While it’s unclear how long the ongoing downturn will linger, Hyatt Hotels Corporation President and CEO Mark Hoplamazian said that’s not as important as how his company adjusts to the changing environment.
CHICAGO—Hyatt Hotels Corporation President and CEO Mark Hoplamazian is hopeful the worst of the ongoing crisis is in the past for his company, and that ultimately this period can be used to evolve into a stronger company.
Speaking during the company’s second quarter earnings call, Hoplamazian said it’s still unclear how long a recovery will take, but that’s not what will ultimately determine the trajectory of the rebound.
“The timeframe over which demand recovers—especially in the U.S.—is less important than the manner in which we’ve prepared to continuously adapt to whatever conditions we face,” he said.
He said his company is using this opportunity to “proactively reimagine both guests’ experience and the way in which we operate hotels efficiently and effectively.”
The timeline to a return to normal, especially when it comes to corporate travel, only grows hazier, Hoplamazian noted.
“The discussions with most of our key corporate customers has to do with how they’re evolving their own return-to-office experience and also how they’re meeting the demands they’ve got with respect to their businesses,” he said. “The approaches are quite varied, but one thing that is true in many cases is they’re still in discovery mode to understand how many people are going to be coming back into offices in different places.”
He said if anything, that has becoming less clear over time.
“I would say that many people entered the summer expecting that by the middle of the summer they would be in a cadence of people returning to offices,” he said. “But many people have deferred those decisions until after Labor Day.”
The return of demand in China is reassuring for the company, though, Hoplamazian said. And there have even been signs of some group demand in that country.
“We hosted product launches for Volvo and Gucci, and hopefully we’re starting to see the return of group,” he said.
He said Hyatt has seen a strong recovery in leisure transient demand in China, driven by what he described as “ingenuity and innovation amongst our teams in China.” That included the launch of a new platform on WeChat.
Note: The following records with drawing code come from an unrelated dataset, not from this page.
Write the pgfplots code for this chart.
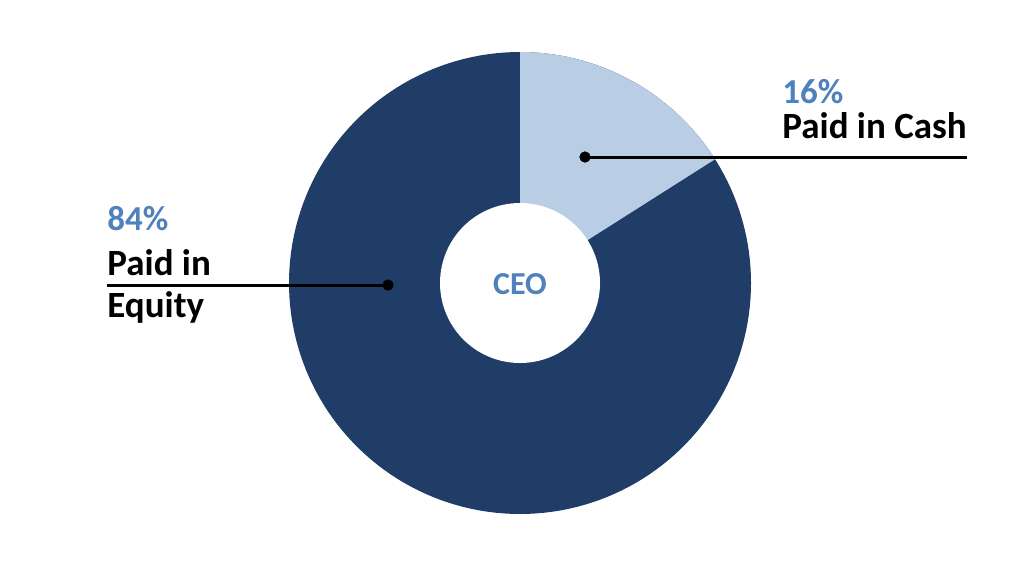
\documentclass[border=0pt]{standalone}
\usepackage{pgfplots}
\pgfplotsset{compat=1.18}
\usepackage{pgfplotstable}
\usepackage{fontspec}
\setmainfont{Carlito}
\definecolor{darkblue}{HTML}{1F3D66}
\definecolor{lightblue}{HTML}{B9CDE5}
\definecolor{txtblue}{HTML}{4F81BD}
\pgfplotstableread{
label value
Cash 16
Equity 84
}\shares
\begin{document}
\begin{tikzpicture}
\pgfplotstablegetelem{0}{value}\of\shares
\pgfmathsetmacro{\cashend}{90-3.6*\pgfplotsretval}
\begin{axis}[
  scale only axis, width=518pt, height=285pt,
  xmin=0, xmax=1036, ymin=0, ymax=570,
  hide axis, clip=false,
]
% outer disc (equity)
\addplot[fill=darkblue, draw=none, domain=0:360, samples=181, variable=\t]
  ({520+231*cos(\t)}, {287+231*sin(\t)}) -- cycle;
% cash sector
\addplot[fill=lightblue, draw=none, domain=\cashend:90, samples=60, variable=\t]
  ({520+231*cos(\t)}, {287+231*sin(\t)}) -- (axis cs:520,287) -- cycle;
% hole
\addplot[fill=white, draw=none, domain=0:360, samples=121, variable=\t]
  ({520+80*cos(\t)}, {287+80*sin(\t)}) -- cycle;
% leader lines
\addplot[black, line width=1.5pt] coordinates {(585,413) (967,413)};
\addplot[black, line width=1.5pt] coordinates {(107,285) (388,285)};
\addplot[only marks, mark=*, mark size=2.6pt, black] coordinates {(585,413) (388,285)};
% labels
\node[anchor=base west, inner sep=0pt, font=\bfseries\fontsize{17.5pt}{20pt}\selectfont, text=txtblue] at (axis cs:782,467) {16\%};
\node[anchor=base west, inner sep=0pt, font=\bfseries\fontsize{18.5pt}{22pt}\selectfont] at (axis cs:782,432) {Paid in Cash};
\node[anchor=base west, inner sep=0pt, font=\bfseries\fontsize{17.5pt}{20pt}\selectfont, text=txtblue] at (axis cs:107,340) {84\%};
\node[anchor=base west, inner sep=0pt, font=\bfseries\fontsize{18.5pt}{22pt}\selectfont] at (axis cs:107,295) {Paid in};
\node[anchor=base west, inner sep=0pt, font=\bfseries\fontsize{18.5pt}{22pt}\selectfont] at (axis cs:107,253) {Equity};
\node[anchor=center, inner sep=0pt, font=\bfseries\fontsize{16pt}{19pt}\selectfont, text=txtblue] at (axis cs:520,286) {CEO};
\end{axis}
\path (current axis.south west) rectangle (current axis.north east);
\end{tikzpicture}
\end{document}
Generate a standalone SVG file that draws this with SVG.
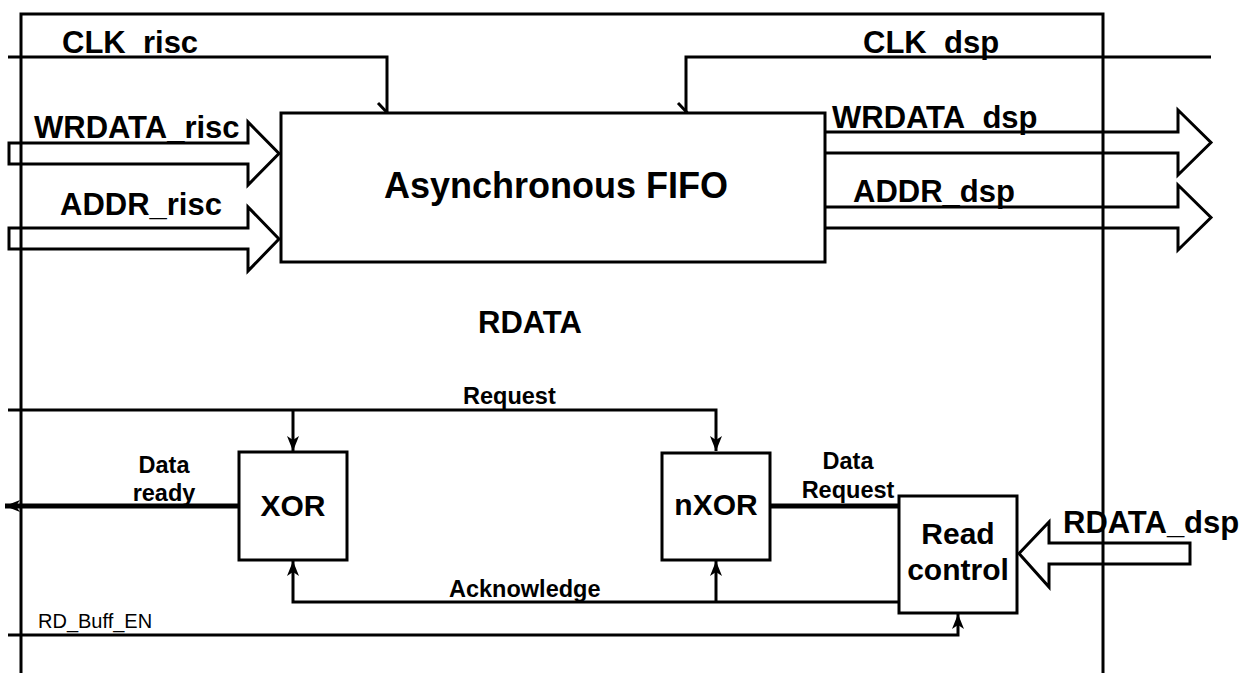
<svg xmlns="http://www.w3.org/2000/svg" width="1242" height="673" viewBox="0 0 1242 673">
<style>
.ln{fill:none;stroke:#000;stroke-width:3;stroke-linejoin:miter}
.thk{fill:none;stroke:#000;stroke-width:5}
.box{fill:#fff;stroke:#000;stroke-width:3}
.bus{fill:none;stroke:#000;stroke-width:3;stroke-linejoin:miter}
.lb{font-family:"Liberation Sans",Arial,sans-serif;font-weight:bold;font-size:31px;fill:#000}
.nd{font-family:"Liberation Sans",Arial,sans-serif;font-weight:bold;font-size:30px;fill:#000}
.sm{font-family:"Liberation Sans",Arial,sans-serif;font-weight:bold;font-size:23.5px;fill:#000}
.rg{font-family:"Liberation Sans",Arial,sans-serif;font-size:20px;fill:#000}
.ttl{font-family:"Liberation Sans",Arial,sans-serif;font-weight:bold;font-size:36px;fill:#000}
</style>
<defs>
<marker id="arr" viewBox="0 0 15 12" refX="15" refY="6" markerWidth="15" markerHeight="12" markerUnits="userSpaceOnUse" orient="auto">
<path d="M0,0 L15,6 L0,12 L4,6 Z" fill="#000"/>
</marker>
</defs>
<rect width="1242" height="673" fill="#fff"/>
<g id="frame">
<polyline class="ln" points="21,673 21,14 1103,14 1103,673"/>
</g>
<g id="connectors">
<polyline class="ln" points="8,57 387,57 387,113"/>
<line class="ln" x1="378" y1="103" x2="396" y2="122"/>
<polyline class="ln" points="1211,57 686,57 686,113"/>
<line class="ln" x1="678" y1="103" x2="696" y2="122"/>
<polygon class="bus" points="9,143 248,143 248,122 279,153.5 248,185 248,164 9,164"/>
<polygon class="bus" points="9,228 248,228 248,207 279,239 248,271 248,249 9,249"/>
<polyline class="bus" points="825,132 1178,132 1178,110 1211,142.5 1178,175 1178,153 825,153"/>
<polyline class="bus" points="825,207 1178,207 1178,185 1211,217.5 1178,250 1178,228 825,228"/>
<polygon class="bus" points="1190,543 1049,543 1049,522 1019,553.5 1049,587 1049,564 1190,564"/>
<polyline class="ln" points="8,410 716,410 716,451" marker-end="url(#arr)"/>
<line class="ln" x1="293" y1="410" x2="293" y2="451" marker-end="url(#arr)"/>
<line class="thk" x1="239" y1="506" x2="5" y2="506" marker-end="url(#arr)"/>
<line class="thk" x1="770" y1="506" x2="899" y2="506"/>
<polyline class="ln" points="899,602 293,602 293,561" marker-end="url(#arr)"/>
<line class="ln" x1="716" y1="602" x2="716" y2="561" marker-end="url(#arr)"/>
<polyline class="ln" points="8,635 958,635 958,614" marker-end="url(#arr)"/>
</g>
<g id="fifo">
<rect class="box" x="281" y="113" width="544" height="149"/>
<text class="ttl" x="556" y="198" text-anchor="middle">Asynchronous FIFO</text>
</g>
<g id="xor">
<rect class="box" x="239" y="452" width="108" height="108"/>
<text class="nd" x="293" y="516" text-anchor="middle">XOR</text>
</g>
<g id="nxor">
<rect class="box" x="662" y="453" width="108" height="107"/>
<text class="nd" x="716" y="515" text-anchor="middle">nXOR</text>
</g>
<g id="read-control">
<rect class="box" x="899" y="496" width="118" height="117"/>
<text class="nd" x="958" y="544" text-anchor="middle">Read</text>
<text class="nd" x="958" y="580" text-anchor="middle">control</text>
</g>
<g id="labels">
<text class="lb" x="62" y="53">CLK_risc</text>
<text class="lb" x="34" y="138">WRDATA_risc</text>
<text class="lb" x="60" y="215">ADDR_risc</text>
<text class="lb" x="863" y="53">CLK_dsp</text>
<text class="lb" x="832" y="128">WRDATA_dsp</text>
<text class="lb" x="853" y="202">ADDR_dsp</text>
<text class="lb" x="478" y="333">RDATA</text>
<text class="sm" x="463" y="404">Request</text>
<text class="sm" x="164" y="473" text-anchor="middle">Data</text>
<text class="sm" x="164" y="501" text-anchor="middle">ready</text>
<text class="sm" x="848" y="469" text-anchor="middle">Data</text>
<text class="sm" x="848" y="498" text-anchor="middle">Request</text>
<text class="sm" x="449" y="597">Acknowledge</text>
<text class="lb" x="1063" y="533">RDATA_dsp</text>
<text class="rg" x="38" y="628">RD_Buff_EN</text>
</g>
</svg>
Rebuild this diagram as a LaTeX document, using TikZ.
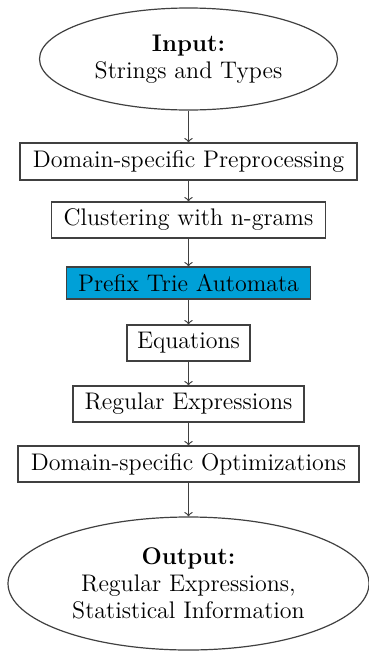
\documentclass[tikz,border=0pt]{standalone}
\usetikzlibrary{shapes.geometric}
\definecolor{trieblue}{RGB}{0,160,215}
\begin{document}
\begin{tikzpicture}[x=0.5pt,y=-0.5pt,
  every node/.style={font=\fontsize{12}{13.5}\selectfont},
  stepbox/.style={draw=black!75, line width=0.6pt, rectangle, inner sep=0pt},
  endell/.style={draw=black!75, line width=0.6pt, ellipse, inner sep=0pt, align=center},
  flow/.style={draw=black!75, line width=0.6pt, ->}]
\useasboundingbox (0,0) rectangle (369,654);
\node[endell, minimum width=298*0.5pt, minimum height=102*0.5pt] (in) at (188.5,59)
  {\textbf{Input:}\\Strings and Types};
\node[stepbox, minimum width=337*0.5pt, minimum height=37*0.5pt] (b1) at (188.5,161.5) {Domain-specific Preprocessing};
\node[stepbox, minimum width=274*0.5pt, minimum height=36*0.5pt] (b2) at (188.5,220) {Clustering with n-grams};
\node[stepbox, fill=trieblue, minimum width=244*0.5pt, minimum height=32*0.5pt] (b3) at (188.5,283) {Prefix Trie Automata};
\node[stepbox, minimum width=123*0.5pt, minimum height=36*0.5pt] (b4) at (188.5,343) {Equations};
\node[stepbox, minimum width=231*0.5pt, minimum height=36*0.5pt] (b5) at (188.5,404) {Regular Expressions};
\node[stepbox, minimum width=341*0.5pt, minimum height=36*0.5pt] (b6) at (188.5,464) {Domain-specific Optimizations};
\node[endell, minimum width=361*0.5pt, minimum height=133*0.5pt] (out) at (188.5,583.5)
  {\textbf{Output:}\\Regular Expressions,\\Statistical Information};
\draw[flow] (in) -- (b1);
\draw[flow] (b1) -- (b2);
\draw[flow] (b2) -- (b3);
\draw[flow] (b3) -- (b4);
\draw[flow] (b4) -- (b5);
\draw[flow] (b5) -- (b6);
\draw[flow] (b6) -- (out);
\end{tikzpicture}
\end{document}
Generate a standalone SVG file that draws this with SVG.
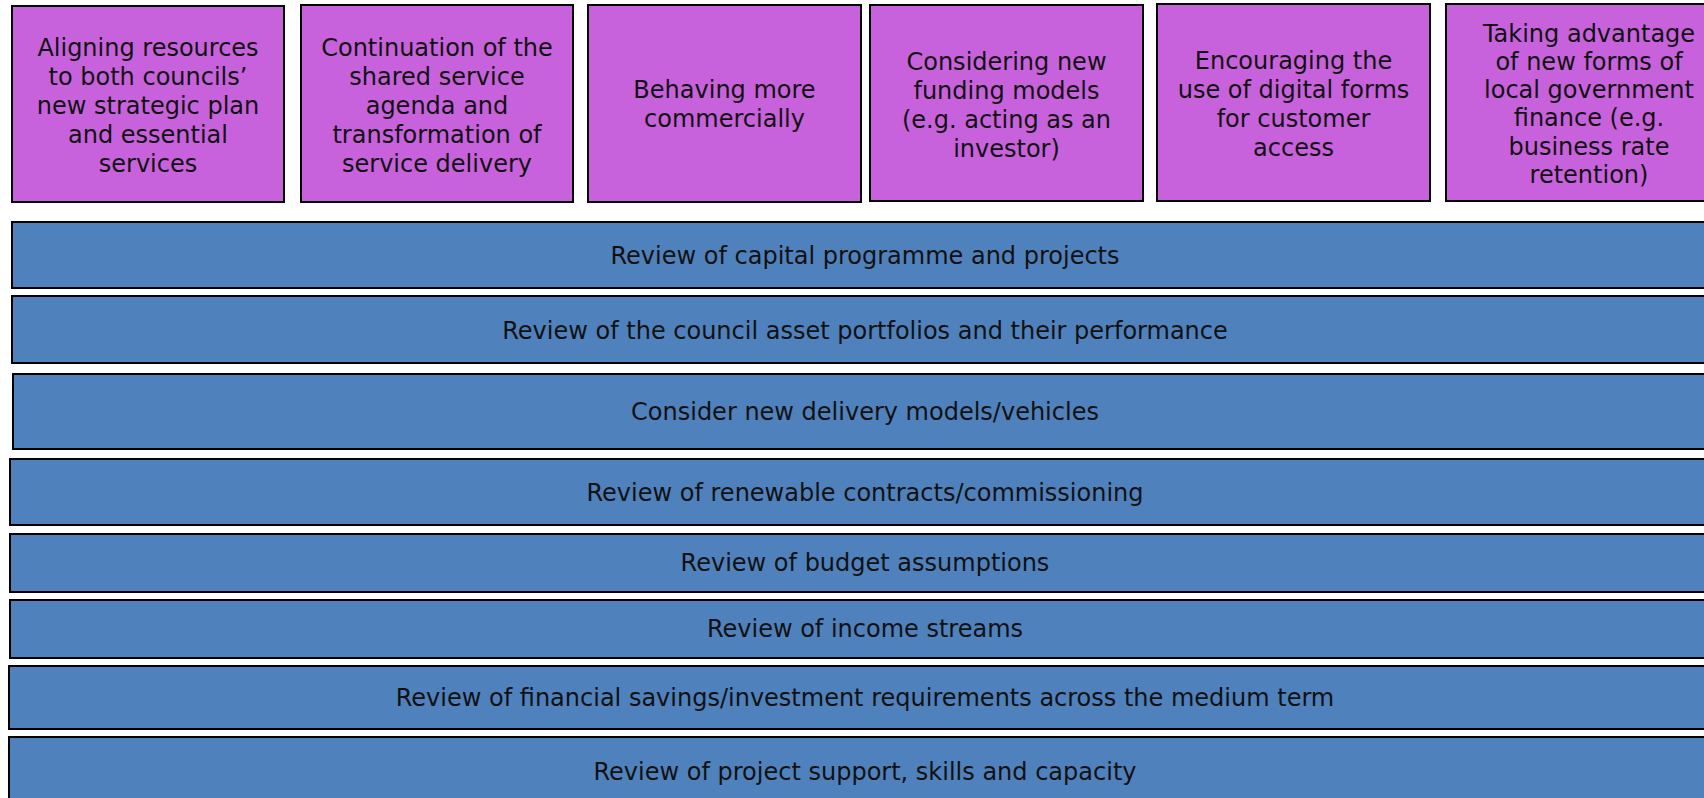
<svg xmlns="http://www.w3.org/2000/svg" width="1704" height="798" viewBox="0 0 1704 798">
<style>
.top{fill:#C862DC;stroke:#000;stroke-width:2}
.bar{fill:#4F81BD;stroke:#000;stroke-width:2}
text{font-family:"DejaVu Sans","Verdana",sans-serif;font-size:24px;fill:#111;text-anchor:middle}
</style>
<rect width="1704" height="798" fill="#fff"/>
<g id="box1"><rect class="top" x="12" y="6" width="272" height="196"/>
<text x="148" y="56">Aligning resources</text><text x="148" y="85">to both councils’</text><text x="148" y="114">new strategic plan</text><text x="148" y="143">and essential</text><text x="148" y="172">services</text></g>
<g id="box2"><rect class="top" x="301" y="5" width="272" height="197"/>
<text x="437" y="56">Continuation of the</text><text x="437" y="85">shared service</text><text x="437" y="114">agenda and</text><text x="437" y="143">transformation of</text><text x="437" y="172">service delivery</text></g>
<g id="box3"><rect class="top" x="588" y="5" width="273" height="197"/>
<text x="724.5" y="98">Behaving more</text><text x="724.5" y="127">commercially</text></g>
<g id="box4"><rect class="top" x="870" y="5" width="273" height="196"/>
<text x="1006.5" y="70">Considering new</text><text x="1006.5" y="99">funding models</text><text x="1006.5" y="128">(e.g. acting as an</text><text x="1006.5" y="157">investor)</text></g>
<g id="box5"><rect class="top" x="1157" y="4" width="273" height="197"/>
<text x="1293.5" y="69">Encouraging the</text><text x="1293.5" y="98">use of digital forms</text><text x="1293.5" y="127">for customer</text><text x="1293.5" y="156">access</text></g>
<g id="box6"><rect class="top" x="1446" y="4" width="286" height="197"/>
<text x="1589" y="42">Taking advantage</text><text x="1589" y="70">of new forms of</text><text x="1589" y="98">local government</text><text x="1589" y="126">finance (e.g.</text><text x="1589" y="155">business rate</text><text x="1589" y="183">retention)</text></g>
<g id="bar1"><rect class="bar" x="12" y="222" width="1708" height="66"/><text x="865" y="264">Review of capital programme and projects</text></g>
<g id="bar2"><rect class="bar" x="12" y="296" width="1708" height="67"/><text x="865" y="339">Review of the council asset portfolios and their performance</text></g>
<g id="bar3"><rect class="bar" x="13" y="374" width="1707" height="75"/><text x="865" y="420">Consider new delivery models/vehicles</text></g>
<g id="bar4"><rect class="bar" x="10" y="459" width="1710" height="66"/><text x="865" y="501">Review of renewable contracts/commissioning</text></g>
<g id="bar5"><rect class="bar" x="10" y="534" width="1710" height="58"/><text x="865" y="571">Review of budget assumptions</text></g>
<g id="bar6"><rect class="bar" x="10" y="600" width="1710" height="58"/><text x="865" y="637">Review of income streams</text></g>
<g id="bar7"><rect class="bar" x="9" y="666" width="1711" height="63"/><text x="865" y="706">Review of financial savings/investment requirements across the medium term</text></g>
<g id="bar8"><rect class="bar" x="9" y="737" width="1711" height="70"/><text x="865" y="780">Review of project support, skills and capacity</text></g>
<g id="connectors"/>
</svg>
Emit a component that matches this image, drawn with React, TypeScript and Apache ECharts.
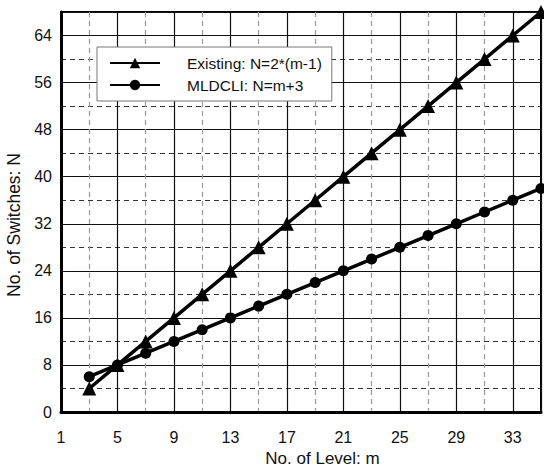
import React, { useEffect, useRef } from "react";
import * as echarts from "echarts";

const levels = [3, 5, 7, 9, 11, 13, 15, 17, 19, 21, 23, 25, 27, 29, 31, 33, 35];
const existing = [4, 8, 12, 16, 20, 24, 28, 32, 36, 40, 44, 48, 52, 56, 60, 64, 68];
const mldcli = [6, 8, 10, 12, 14, 16, 18, 20, 22, 24, 26, 28, 30, 32, 34, 36, 38];
const seriesNames = ["Existing: N=2*(m-1)", "MLDCLI: N=m+3"];

export default function App() {
  const ref = useRef<HTMLDivElement>(null);
  useEffect(() => {
    const chart = echarts.init(ref.current!, null, { renderer: "svg" });
    const font = "Liberation Sans, Arial, sans-serif";
    chart.setOption({
      animation: false,
      textStyle: { fontFamily: font },
      grid: {
        left: 61,
        right: 3,
        top: 12,
        bottom: 57,
        outerBoundsMode: "none",
        containLabel: false,
        show: true,
        borderColor: "#000",
        borderWidth: 2,
        backgroundColor: "#fff",
      },
      legend: {
        orient: "vertical",
        left: 97,
        top: 47,
        width: 248,
        backgroundColor: "#fff",
        borderColor: "#777",
        borderWidth: 1,
        borderRadius: 0,
        padding: [8, 10, 8, 12],
        itemWidth: 50,
        itemHeight: 13,
        itemGap: 6,
        textStyle: { fontSize: 15.5, color: "#111", fontFamily: font, padding: [0, 0, 0, 22] },
        data: seriesNames,
      },
      xAxis: {
        type: "value",
        min: 1,
        max: 35,
        interval: 4,
        name: "No. of Level: m",
        nameLocation: "middle",
        nameGap: 36,
        nameTextStyle: { fontSize: 17, color: "#111", fontFamily: font, padding: [0, 0, 0, 43] },
        axisLine: { show: true, lineStyle: { color: "#000", width: 3 } },
        axisTick: { show: false },
        axisLabel: { fontSize: 16, color: "#111", margin: 17, fontFamily: font,
          formatter: (v: number) => (v === 35 ? "" : String(v)) },
        splitLine: { show: true, lineStyle: { color: "#111", width: 1.2 } },
        minorTick: { show: false, splitNumber: 2 },
        minorSplitLine: { show: true, lineStyle: { color: "#999", width: 1.2, type: [5, 4] } },
      },
      yAxis: {
        type: "value",
        min: 0,
        max: 68,
        interval: 8,
        name: "No. of Switches: N",
        nameLocation: "middle",
        nameGap: 37,
        nameTextStyle: { fontSize: 17.5, color: "#111", fontFamily: font, padding: [0, 26, 0, 0] },
        axisLine: { show: true, lineStyle: { color: "#000", width: 3 } },
        axisTick: { show: false },
        axisLabel: { fontSize: 16, color: "#111", margin: 9, fontFamily: font,
          formatter: (v: number) => (v === 68 ? "" : String(v)) },
        splitLine: { show: true, lineStyle: { color: "#111", width: 1.2 } },
        minorTick: { show: false, splitNumber: 2 },
        minorSplitLine: { show: true, lineStyle: { color: "#333", width: 1.2, type: [5, 4] } },
      },
      series: [
        {
          name: seriesNames[0],
          type: "line",
          data: levels.map((m, i) => [m, existing[i]]),
          symbol: "triangle",
          symbolSize: 14,
          lineStyle: { color: "#000", width: 3.5 },
          itemStyle: { color: "#000" },
          z: 3,
        },
        {
          name: seriesNames[1],
          type: "line",
          data: levels.map((m, i) => [m, mldcli[i]]),
          symbol: "circle",
          symbolSize: 11,
          lineStyle: { color: "#000", width: 3.5 },
          itemStyle: { color: "#000" },
          z: 3,
        },
      ],
    });
    return () => chart.dispose();
  }, []);
  return (
    <div
      ref={ref}
      style={{ position: "fixed", left: 0, top: 0, width: 544, height: 469, background: "#fff" }}
    />
  );
}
The company has been focused on reducing its costs, said CFO Joan Bottarini, which included eliminating 1,300 positions across the company.
“This was an incredibly painful decision, but one we believe was appropriate to adjust our cost structure given the significant reduction in revenues combined with expectations of an extended recovery period,” she said.
Bottarini said Hyatt’s reduced spending and availability of capital will keep it sustained even through a prolonged downturn.
“We believe our existing liquidity, combined with lower actual cash usage demonstrated during the second quarter, support our ability to (sustain operations) for an additional 36 months,” she said, noting the company expects demand to increase and cash burn to decrease soon.
Hyatt ended the quarter with cash and cash equivalents of $1.4 billion.
For the second quarter, Hyatt posted a $236-million net loss, with a 376% year-over-year drop in net income, according to their earnings release. Adjusted earnings before interest, taxes, depreciation and amortization fell 154.6% to -$117 million.
Comparable system-wide revenue per available room was down 89.4% for the company.
But while revenue and demand numbers were weak, pipeline and rooms growth remained a bright spot. Net rooms growth was up 5.8% and the pipeline added 101,000 rooms, a 9.8% increase compared to the same period in 2019.
As of press time, Hyatt’s stock was trading at $49.25 a share, a 45.1% decrease year to date. The New York Stock Exchange Composite was down 9.3% for the same period.